The Council Tax on Empty Homes and Housing Support Grant Bill proposals could apply to the estimated 25,000 properties that have currently been empty for more than six months and are liable to pay council tax.  Under the plans, Scottish councils would have the discretionary power to charge owners of such properties 100% more the regular council tax.  

Under the proposals, the owner of an empty £212,000 house in Edinburgh could be liable to pay an extra £2,338 annually in council tax.  It is estimated that in Glasgow alone there are over 1800 privately owned properties which have stood empty for more than six months.

If all local authorities decided to use the maximum powers, they could raise up to £30 million per year to spend on much-needed affordable homes in Scotland.  The bill will also abolish the Housing Support Grant, which was originally established to subsidise local authorities’ housing budgets by helping pay interest on housing debts.

The extra tax on empty properties will act to encourage the owners of empty properties either to sell them or rent them out, increasing the stock of available housing and reducing the number of houses which stand unoccupied for many months.

Launching a consultation on the proposals at Ibroxholm Oval in Glasgow yesterday, Cabinet Secretary for Infrastructure and Capital Investment Alex Neil said: “Although the public purse is under huge financial strain the Scottish Government is doing all it can to increase the supply of affordable housing across the country.

“One way to do this is to tackle the problem of empty homes, which are a wasted resource and often also a blight on local communities as they attract vandalism.

“We are proposing to bring forward legislation to allow Councils to charge a Council Tax levy on homes which have been empty for more than six months.

“It will be up to each Council to decide if they want to use the new powers, which could encourage more owners to rent or sell their empty homes.”

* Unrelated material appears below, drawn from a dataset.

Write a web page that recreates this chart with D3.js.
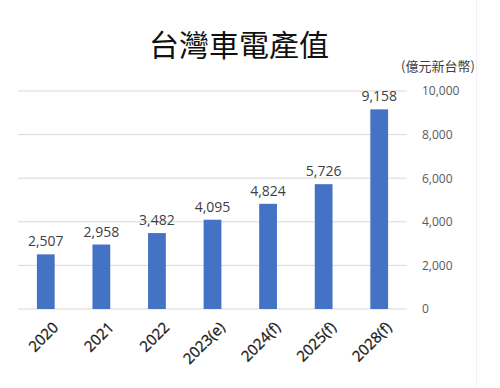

As well as encouraging owners through the proposed Council Tax levy, the Scottish Government is working with Shelter Scotland through the Scottish Empty Homes Partnership to support Councils to work with empty home owners to encourage and help them to bring their homes back into use.

South Ayrshire Council recently secured £414,271 in funding through the Scottish Government’s Innovation Fund to run a scheme to provide loans to allow empty home owners to renovate their properties in exchange for making the properties available as affordable housing.  The towerblock at Glasgow’s Ibroxholm Oval, visited by the Cabinet Secretary, where 98 flats are currently lying empty, will now be refurbished thanks to a £1.11 million grant from the Innovation Fund.

The Government’s proposals were welcomed by COSLA – the umbrella body for Scottish local authorities.  Pat Watters, COSLA president, said:  “COSLA welcomes the Government’s recognition that councils should have flexibility to address local housing pressures and a power to vary council tax on empty properties, to a greater extent than currently, is a step which can contribute to this.”

A spokesperson for Glasgow City Council said that the council was examining the Government’s plans, adding:  “The council supports measures that will bring private properties that have been empty on a long term basis back into use.”

Graeme Brown, Director of Shelter Scotland who facilitates the government-funded Scottish Empty Homes Partnership, said: “We welcome the proposals to give councils powers to tax the owners of empty homes.  With 25,000 long-term private empty homes across Scotland, this is a step in the right direction.

“The ultimate measure of success will be the number of empty homes brought back in to use and the number of new affordable homes built using that income.  This is not a quick win.  The levy will provide several million in income for councils as part of a long term strategy.

“With 156,000 households on the waiting list, bringing empty homes back in to use can be part of the solution to addressing Scotland’s housing needs.  We urge councils to make the most of these new powers and to do all they can to utilise the houses they already have in their communities.”